### [EXERCISE OBJECTIVE]
Transcribe only the part of the material below that begins at the line containing "Give me the" and ends at the line containing "-35.9, -36.2, -36.4];", with both kept and images left out.

Figure scripts:

↓

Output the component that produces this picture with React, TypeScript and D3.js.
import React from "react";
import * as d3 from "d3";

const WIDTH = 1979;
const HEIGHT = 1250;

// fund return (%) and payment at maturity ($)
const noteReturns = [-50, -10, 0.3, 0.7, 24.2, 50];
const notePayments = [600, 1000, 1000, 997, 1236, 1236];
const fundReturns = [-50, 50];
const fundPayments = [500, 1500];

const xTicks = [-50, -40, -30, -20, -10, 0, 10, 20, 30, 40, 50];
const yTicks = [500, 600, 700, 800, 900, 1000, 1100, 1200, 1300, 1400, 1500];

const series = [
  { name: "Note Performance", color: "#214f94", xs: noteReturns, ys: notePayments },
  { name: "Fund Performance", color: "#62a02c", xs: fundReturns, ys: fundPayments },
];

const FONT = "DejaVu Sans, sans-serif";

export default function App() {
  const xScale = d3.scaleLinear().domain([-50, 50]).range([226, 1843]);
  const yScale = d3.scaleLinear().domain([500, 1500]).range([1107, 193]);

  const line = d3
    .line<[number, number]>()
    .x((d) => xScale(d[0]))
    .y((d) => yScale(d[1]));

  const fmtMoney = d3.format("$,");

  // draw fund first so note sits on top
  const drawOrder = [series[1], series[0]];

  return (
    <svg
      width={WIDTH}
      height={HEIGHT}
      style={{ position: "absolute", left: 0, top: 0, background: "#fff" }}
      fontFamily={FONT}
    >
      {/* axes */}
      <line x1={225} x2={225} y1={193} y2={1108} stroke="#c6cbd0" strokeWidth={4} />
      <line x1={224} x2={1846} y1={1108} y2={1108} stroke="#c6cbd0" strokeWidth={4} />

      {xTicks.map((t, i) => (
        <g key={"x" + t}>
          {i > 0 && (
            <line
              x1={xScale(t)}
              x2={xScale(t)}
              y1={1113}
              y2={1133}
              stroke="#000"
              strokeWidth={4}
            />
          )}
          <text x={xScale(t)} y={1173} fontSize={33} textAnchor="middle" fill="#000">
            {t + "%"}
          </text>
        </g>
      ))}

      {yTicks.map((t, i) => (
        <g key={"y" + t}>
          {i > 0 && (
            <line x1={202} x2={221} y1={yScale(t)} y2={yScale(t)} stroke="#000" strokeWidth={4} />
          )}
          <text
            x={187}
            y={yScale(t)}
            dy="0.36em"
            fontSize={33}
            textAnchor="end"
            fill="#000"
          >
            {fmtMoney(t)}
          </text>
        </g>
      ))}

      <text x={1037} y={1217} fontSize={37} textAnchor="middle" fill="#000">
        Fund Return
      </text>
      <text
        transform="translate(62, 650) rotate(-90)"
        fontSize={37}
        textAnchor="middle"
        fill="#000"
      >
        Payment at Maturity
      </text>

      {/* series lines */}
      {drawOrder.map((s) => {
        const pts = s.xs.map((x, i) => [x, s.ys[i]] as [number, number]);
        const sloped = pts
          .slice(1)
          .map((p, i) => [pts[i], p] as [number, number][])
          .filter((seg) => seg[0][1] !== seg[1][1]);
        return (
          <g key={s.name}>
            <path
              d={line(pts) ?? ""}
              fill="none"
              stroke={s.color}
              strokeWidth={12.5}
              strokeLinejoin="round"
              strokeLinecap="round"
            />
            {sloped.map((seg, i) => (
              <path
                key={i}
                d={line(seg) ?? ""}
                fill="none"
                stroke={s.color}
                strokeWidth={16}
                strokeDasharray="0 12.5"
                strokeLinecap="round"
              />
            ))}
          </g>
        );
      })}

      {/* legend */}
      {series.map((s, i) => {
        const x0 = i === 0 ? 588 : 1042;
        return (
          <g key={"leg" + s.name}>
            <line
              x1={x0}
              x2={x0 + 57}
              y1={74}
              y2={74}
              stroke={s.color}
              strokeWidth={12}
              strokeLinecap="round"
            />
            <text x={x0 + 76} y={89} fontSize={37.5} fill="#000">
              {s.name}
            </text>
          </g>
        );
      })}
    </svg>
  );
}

↑
↓

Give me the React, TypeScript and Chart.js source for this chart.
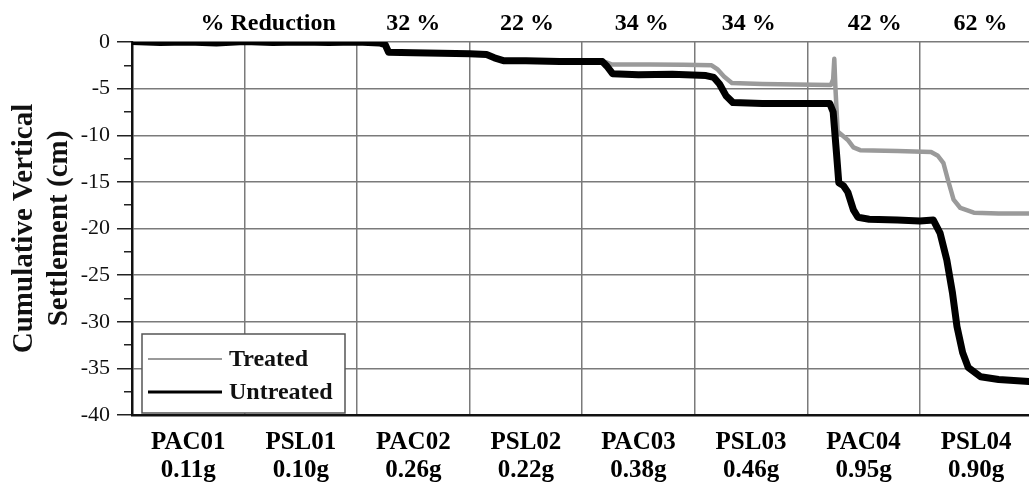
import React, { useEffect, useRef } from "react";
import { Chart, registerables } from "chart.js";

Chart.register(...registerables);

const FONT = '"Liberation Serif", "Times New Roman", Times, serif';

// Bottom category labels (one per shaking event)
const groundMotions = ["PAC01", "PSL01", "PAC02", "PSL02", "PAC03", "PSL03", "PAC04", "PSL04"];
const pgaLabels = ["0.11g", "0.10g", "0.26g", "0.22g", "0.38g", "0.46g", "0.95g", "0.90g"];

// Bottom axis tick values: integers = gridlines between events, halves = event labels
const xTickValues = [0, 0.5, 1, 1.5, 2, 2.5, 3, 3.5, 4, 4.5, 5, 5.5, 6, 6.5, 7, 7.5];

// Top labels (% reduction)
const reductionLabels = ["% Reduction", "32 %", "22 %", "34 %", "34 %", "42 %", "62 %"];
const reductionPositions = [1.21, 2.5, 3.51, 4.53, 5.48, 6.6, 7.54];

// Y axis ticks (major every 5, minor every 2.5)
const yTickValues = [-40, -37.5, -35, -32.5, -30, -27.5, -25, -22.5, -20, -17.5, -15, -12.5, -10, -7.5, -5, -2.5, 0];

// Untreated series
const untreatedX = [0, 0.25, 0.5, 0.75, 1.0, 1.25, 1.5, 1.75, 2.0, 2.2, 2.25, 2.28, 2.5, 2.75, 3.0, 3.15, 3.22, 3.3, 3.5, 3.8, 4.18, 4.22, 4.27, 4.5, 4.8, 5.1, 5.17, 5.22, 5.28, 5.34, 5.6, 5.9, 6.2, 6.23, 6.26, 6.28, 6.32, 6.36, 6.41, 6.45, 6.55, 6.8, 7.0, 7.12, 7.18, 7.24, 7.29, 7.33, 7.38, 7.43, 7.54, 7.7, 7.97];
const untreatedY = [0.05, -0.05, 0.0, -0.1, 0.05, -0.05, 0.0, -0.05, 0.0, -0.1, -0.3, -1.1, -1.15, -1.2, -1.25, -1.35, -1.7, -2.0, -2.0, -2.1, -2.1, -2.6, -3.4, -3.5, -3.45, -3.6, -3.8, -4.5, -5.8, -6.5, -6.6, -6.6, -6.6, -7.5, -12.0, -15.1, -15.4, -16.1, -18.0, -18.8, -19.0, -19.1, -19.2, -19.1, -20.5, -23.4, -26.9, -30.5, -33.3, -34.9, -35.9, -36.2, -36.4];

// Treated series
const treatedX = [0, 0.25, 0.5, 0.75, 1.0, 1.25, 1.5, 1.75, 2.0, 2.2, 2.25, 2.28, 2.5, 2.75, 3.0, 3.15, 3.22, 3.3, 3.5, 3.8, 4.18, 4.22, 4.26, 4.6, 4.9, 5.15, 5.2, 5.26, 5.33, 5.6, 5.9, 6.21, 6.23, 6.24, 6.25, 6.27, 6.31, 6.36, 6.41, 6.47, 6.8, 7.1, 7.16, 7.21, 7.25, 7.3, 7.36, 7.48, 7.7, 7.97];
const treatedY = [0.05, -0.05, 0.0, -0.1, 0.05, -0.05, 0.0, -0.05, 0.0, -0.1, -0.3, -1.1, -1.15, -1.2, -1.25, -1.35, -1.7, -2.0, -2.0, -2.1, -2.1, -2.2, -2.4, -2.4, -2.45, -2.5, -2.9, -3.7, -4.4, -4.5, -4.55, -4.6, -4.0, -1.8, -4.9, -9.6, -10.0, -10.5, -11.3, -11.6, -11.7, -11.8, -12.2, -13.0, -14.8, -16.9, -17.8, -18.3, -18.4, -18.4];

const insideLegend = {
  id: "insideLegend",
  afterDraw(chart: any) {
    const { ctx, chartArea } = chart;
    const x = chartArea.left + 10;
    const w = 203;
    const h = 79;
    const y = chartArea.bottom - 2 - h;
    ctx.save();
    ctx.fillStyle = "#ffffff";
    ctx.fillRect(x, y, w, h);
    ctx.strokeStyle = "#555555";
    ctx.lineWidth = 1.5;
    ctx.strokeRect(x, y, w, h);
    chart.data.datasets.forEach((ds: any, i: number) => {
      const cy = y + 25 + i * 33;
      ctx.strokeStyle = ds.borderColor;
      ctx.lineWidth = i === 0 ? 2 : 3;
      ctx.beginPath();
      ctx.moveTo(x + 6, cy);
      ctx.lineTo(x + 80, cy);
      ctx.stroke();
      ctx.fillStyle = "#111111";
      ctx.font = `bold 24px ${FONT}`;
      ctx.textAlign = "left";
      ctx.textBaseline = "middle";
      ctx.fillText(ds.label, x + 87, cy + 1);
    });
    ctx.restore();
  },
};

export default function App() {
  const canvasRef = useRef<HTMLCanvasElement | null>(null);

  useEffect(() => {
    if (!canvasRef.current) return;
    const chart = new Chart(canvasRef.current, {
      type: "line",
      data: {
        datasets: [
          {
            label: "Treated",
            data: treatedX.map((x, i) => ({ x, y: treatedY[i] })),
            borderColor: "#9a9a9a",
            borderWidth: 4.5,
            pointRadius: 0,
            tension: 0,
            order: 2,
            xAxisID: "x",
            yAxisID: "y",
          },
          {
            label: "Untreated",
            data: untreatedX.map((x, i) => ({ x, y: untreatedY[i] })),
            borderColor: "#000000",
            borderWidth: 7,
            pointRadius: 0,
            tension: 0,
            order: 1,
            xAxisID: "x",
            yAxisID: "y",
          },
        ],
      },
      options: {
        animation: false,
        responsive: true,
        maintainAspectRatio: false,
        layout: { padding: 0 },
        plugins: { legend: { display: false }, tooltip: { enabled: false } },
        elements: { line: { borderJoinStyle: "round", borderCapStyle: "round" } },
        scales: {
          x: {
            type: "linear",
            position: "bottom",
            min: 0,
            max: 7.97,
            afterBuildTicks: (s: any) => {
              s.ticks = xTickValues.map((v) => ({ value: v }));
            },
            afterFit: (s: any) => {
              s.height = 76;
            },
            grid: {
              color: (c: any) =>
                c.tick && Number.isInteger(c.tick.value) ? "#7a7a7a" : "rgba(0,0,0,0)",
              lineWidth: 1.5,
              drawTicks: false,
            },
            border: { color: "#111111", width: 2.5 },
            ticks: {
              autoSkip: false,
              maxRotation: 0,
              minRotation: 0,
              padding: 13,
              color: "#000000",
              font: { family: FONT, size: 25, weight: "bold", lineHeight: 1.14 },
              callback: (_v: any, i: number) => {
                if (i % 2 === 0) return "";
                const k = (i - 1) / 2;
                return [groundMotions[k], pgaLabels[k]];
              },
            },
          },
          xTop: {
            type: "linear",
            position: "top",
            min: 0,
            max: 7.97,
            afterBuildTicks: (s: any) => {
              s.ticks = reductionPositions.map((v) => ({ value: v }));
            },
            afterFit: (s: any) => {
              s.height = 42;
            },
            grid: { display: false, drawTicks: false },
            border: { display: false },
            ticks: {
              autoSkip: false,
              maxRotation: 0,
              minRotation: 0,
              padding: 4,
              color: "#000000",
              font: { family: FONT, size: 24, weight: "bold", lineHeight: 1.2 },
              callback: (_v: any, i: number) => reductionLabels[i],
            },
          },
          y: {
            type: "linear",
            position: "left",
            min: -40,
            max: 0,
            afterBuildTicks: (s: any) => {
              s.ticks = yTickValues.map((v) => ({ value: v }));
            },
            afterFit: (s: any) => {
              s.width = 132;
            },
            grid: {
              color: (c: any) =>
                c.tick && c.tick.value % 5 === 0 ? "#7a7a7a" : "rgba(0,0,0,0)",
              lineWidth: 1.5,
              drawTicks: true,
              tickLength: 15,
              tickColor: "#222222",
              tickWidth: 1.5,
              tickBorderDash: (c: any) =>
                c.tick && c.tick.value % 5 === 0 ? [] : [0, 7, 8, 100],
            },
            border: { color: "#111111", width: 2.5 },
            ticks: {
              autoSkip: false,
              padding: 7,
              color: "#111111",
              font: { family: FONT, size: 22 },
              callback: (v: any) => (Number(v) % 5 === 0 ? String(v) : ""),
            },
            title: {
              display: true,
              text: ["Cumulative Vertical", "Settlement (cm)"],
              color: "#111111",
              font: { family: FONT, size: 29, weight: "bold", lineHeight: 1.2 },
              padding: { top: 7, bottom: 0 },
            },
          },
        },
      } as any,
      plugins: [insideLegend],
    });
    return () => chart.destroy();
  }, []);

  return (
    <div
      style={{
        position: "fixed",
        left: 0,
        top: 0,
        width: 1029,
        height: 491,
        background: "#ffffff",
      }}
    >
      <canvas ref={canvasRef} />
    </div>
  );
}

↑

### [SOLVED PROBLEM]
Give me the React, TypeScript and Chart.js source for this chart.
import React, { useEffect, useRef } from "react";
import { Chart, registerables } from "chart.js";

Chart.register(...registerables);

const FONT = '"Liberation Serif", "Times New Roman", Times, serif';

// Bottom category labels (one per shaking event)
const groundMotions = ["PAC01", "PSL01", "PAC02", "PSL02", "PAC03", "PSL03", "PAC04", "PSL04"];
const pgaLabels = ["0.11g", "0.10g", "0.26g", "0.22g", "0.38g", "0.46g", "0.95g", "0.90g"];

// Bottom axis tick values: integers = gridlines between events, halves = event labels
const xTickValues = [0, 0.5, 1, 1.5, 2, 2.5, 3, 3.5, 4, 4.5, 5, 5.5, 6, 6.5, 7, 7.5];

// Top labels (% reduction)
const reductionLabels = ["% Reduction", "32 %", "22 %", "34 %", "34 %", "42 %", "62 %"];
const reductionPositions = [1.21, 2.5, 3.51, 4.53, 5.48, 6.6, 7.54];

// Y axis ticks (major every 5, minor every 2.5)
const yTickValues = [-40, -37.5, -35, -32.5, -30, -27.5, -25, -22.5, -20, -17.5, -15, -12.5, -10, -7.5, -5, -2.5, 0];

// Untreated series
const untreatedX = [0, 0.25, 0.5, 0.75, 1.0, 1.25, 1.5, 1.75, 2.0, 2.2, 2.25, 2.28, 2.5, 2.75, 3.0, 3.15, 3.22, 3.3, 3.5, 3.8, 4.18, 4.22, 4.27, 4.5, 4.8, 5.1, 5.17, 5.22, 5.28, 5.34, 5.6, 5.9, 6.2, 6.23, 6.26, 6.28, 6.32, 6.36, 6.41, 6.45, 6.55, 6.8, 7.0, 7.12, 7.18, 7.24, 7.29, 7.33, 7.38, 7.43, 7.54, 7.7, 7.97];
const untreatedY = [0.05, -0.05, 0.0, -0.1, 0.05, -0.05, 0.0, -0.05, 0.0, -0.1, -0.3, -1.1, -1.15, -1.2, -1.25, -1.35, -1.7, -2.0, -2.0, -2.1, -2.1, -2.6, -3.4, -3.5, -3.45, -3.6, -3.8, -4.5, -5.8, -6.5, -6.6, -6.6, -6.6, -7.5, -12.0, -15.1, -15.4, -16.1, -18.0, -18.8, -19.0, -19.1, -19.2, -19.1, -20.5, -23.4, -26.9, -30.5, -33.3, -34.9, -35.9, -36.2, -36.4];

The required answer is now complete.